The house is located on land that was once part of a western frontier cavalry fort, Fort Davis (circa 1854- 1861 and 1867-1881). After the fort was abandoned, the government put the land up for public sale. The land on which this house rests, designated the Abandoned Military Reservation, was sold in 1911 as Lots 5, 6 & 7, 14, 15 & 16 of block one totaling 56 1/2 acres. The government did not inventory structures on that land so it is not clear if any structures were on the land at that time. From 1921 thru 1950 the land with the house was intact. Local citizens confirm the property was used as an orchard and vegetable farm to supply the area. By 1977 the land area was reduced to 14.95 acres and by 1997 to the current 1.10 acres.
The house is constructed of adobe, which was the building material of choice in the desert area from the 19th century to the mid 20th century (warm in the winter-cool in the summer). As was typical with adobe structures, the original structure appears to have grown from 3 adobe rooms to 6 rooms by 1977. After 1977, a pantry was added off the kitchen, the south porch was extended out and enclosed to form a sun room with adjacent bath and laundry room, and a stone and window porch along the north side of the house. The exact sequence of the additions will be more evident upon further study during restoration.
The house adobe walls are a solid 18″ thick and intact. Rooms 2-4 have the original floors and room 2-5 original wood tongue & groove 9foot ceilings. Room 6 has an adobe addition and a 2nd bath was added but removed along with the floor for renovation. Room 7 was a porch extended out to make a sun room. Room 8 was restored to form a bath and laundry room. Room 9 is the only stud wall addition and was used as a kitchen pantry. The original wood shingle roof was replaced with metal in 2007. New natural gas and town water and sewer lines were connected in 2008. New underground electrical service was added in 2018 and the electrical service within the house upgraded.

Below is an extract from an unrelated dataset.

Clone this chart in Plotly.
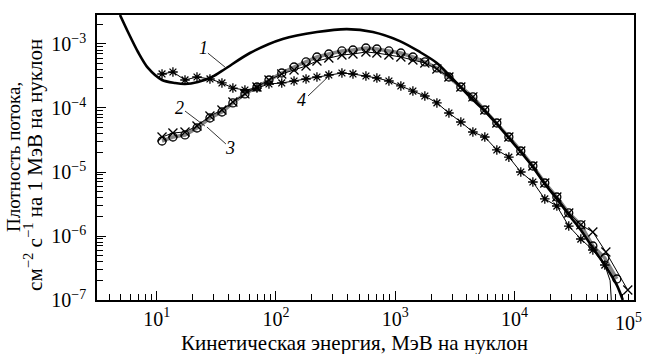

The existing water well was re-drilled to a depth of 120 ft in 2020. This increased water production from 2 to 30 gallons/minute. A 3 bedroom capacity septic system was added in 2021 to alleviate the elevation challenges of the existing lines and provide more options for additional waste lines. If solar panels were added, the house could operate totally off of the grid.
The lot is landscaped with mature native vegetation …3 very large pinyon pines at the entrance, an alligator juniper in front of the shop, a one seeded cedar, a cenizo bush, an acanthus and a desert willow all next to the carport. NE of the front of the house is a young velvet ash tree. In back by the well, a hackberry and pecan tree and native yucca and prickly pear decorate the water tank and well along with native grasses and a variety of desert native annual flowers in the summer.
The house is located in the town of Fort Davis near the end of a private, no exit street. The house is within walking distance (1-2 blocks) of the post office, grocery store, the elementary school, main street businesses and Fort Davis National Historic Site. The Fort maintains hiking trails that connect to trails in the Davis Mountain State Park so you can walk out the front door and hike for hours in the Davis Mountains. Other nearby natural sites are the McDonald Observatory, the Nature Conservancy’s Davis Mountain Preserve, and the Chihuahuan Desert Research Center. The unincorporated town of Fort Davis is in Jeff Davis County at an elevation of 5000 feet at the foot of the Davis Mountains. Along with the beautiful open desert and mountain terrain, there are clear skies, clean air and a peaceful, quiet, atmosphere which invites you to enjoy the beauty of the nature surrounding you.